The Texas-based organization is dedicated to finding a cure for kidney cancer by promoting scientific advances through an annual grant program and scientific symposiums. At the same time, it provides education and resources for patients and their caregivers. Since 2002, KCA has given nearly $1.4 million to Dana-Farber.
Toni Choueiri, MD, director of the Institute’s Kidney Cancer Center and of the Lank Center for Genitourinary Oncology, and the Jerome and Nancy Kohlberg Professor of Medicine, received KCA’s Advanced Discovery Award. His pioneering work has already led to FDA approval for an immune checkpoint inhibitor that dramatically extends disease-free survival in patients who have undergone surgery for clear cell renal cell carcinoma (ccRCC). However, the disease almost always recurs in patients who have metastatic ccRCC. With the KCA award, Choueiri and his team are focused on thwarting advanced disease with cytokine-induced memory-like (CIML) natural killer (NK) cells.
“Dana-Farber is bringing us closer to the day when these patients have effective treatments and, ultimately, a cure.”
Gretchen E. Vaughan, Kidney Cancer Association
KCA also honored Yufei Wang, PhD, and Srinivas Viswanathan, MD, PhD, with Trailblazer Awards, which go to promising early to mid-career investigators who are undertaking innovative research. Wang is genetically engineering CAR T cells, a highly effective form of immunotherapy in bloodborne cancers, to attack the cancer cells in the solid tumors found in kidney cancer.

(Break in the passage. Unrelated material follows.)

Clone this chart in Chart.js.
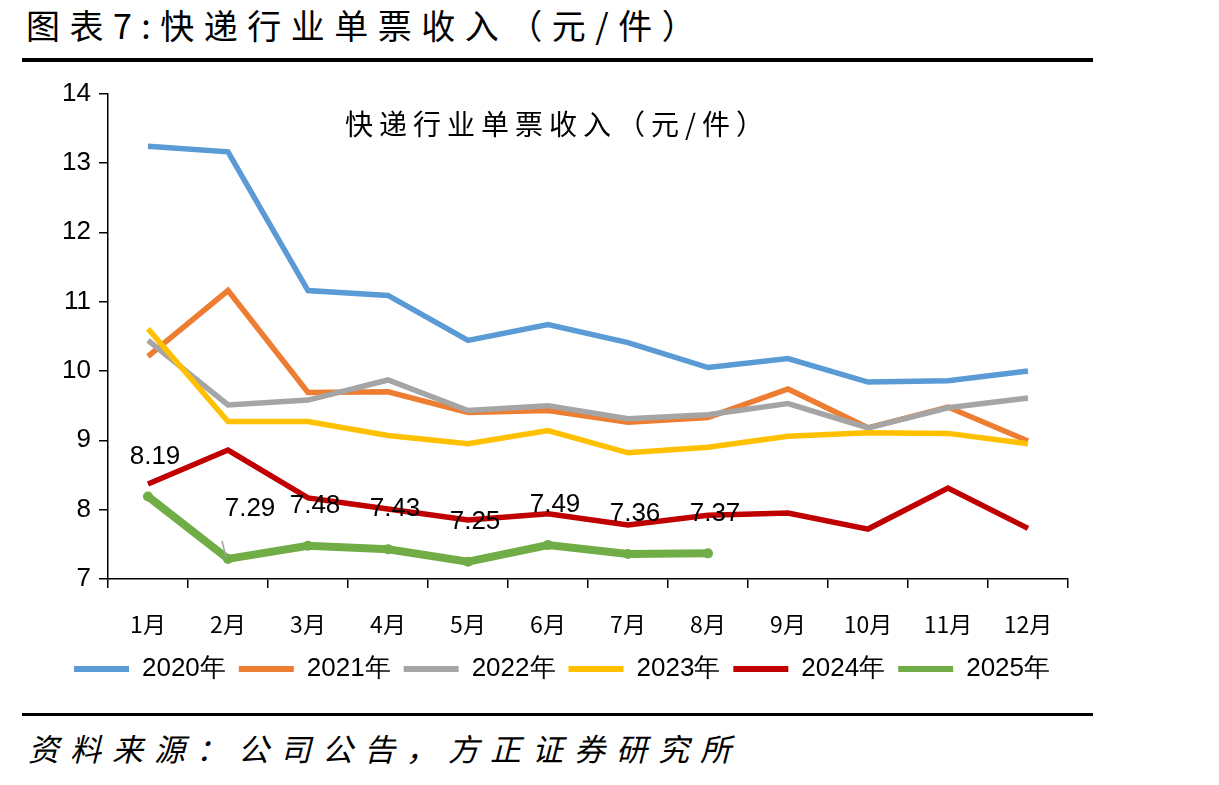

Viswanathan is focusing on translocation renal cell carcinoma (tRCC), a rare but aggressive subtype of kidney cancer for which there is no targeted treatment. Only five percent of adult kidney cancers are of this type, but it accounts for up to 50 percent of such cancers in children. It is also notable for occurring in younger, female patients and responds poorly to therapies that are effective in ccRCC.
Gretchen E. Vaughan, president and CEO of the Kidney Cancer Association, noted that nearly 600,000 Americans are living with kidney and renal pelvis cancer. “Dana-Farber is bringing us closer to the day when these patients have effective treatments and, ultimately, a cure,” she said.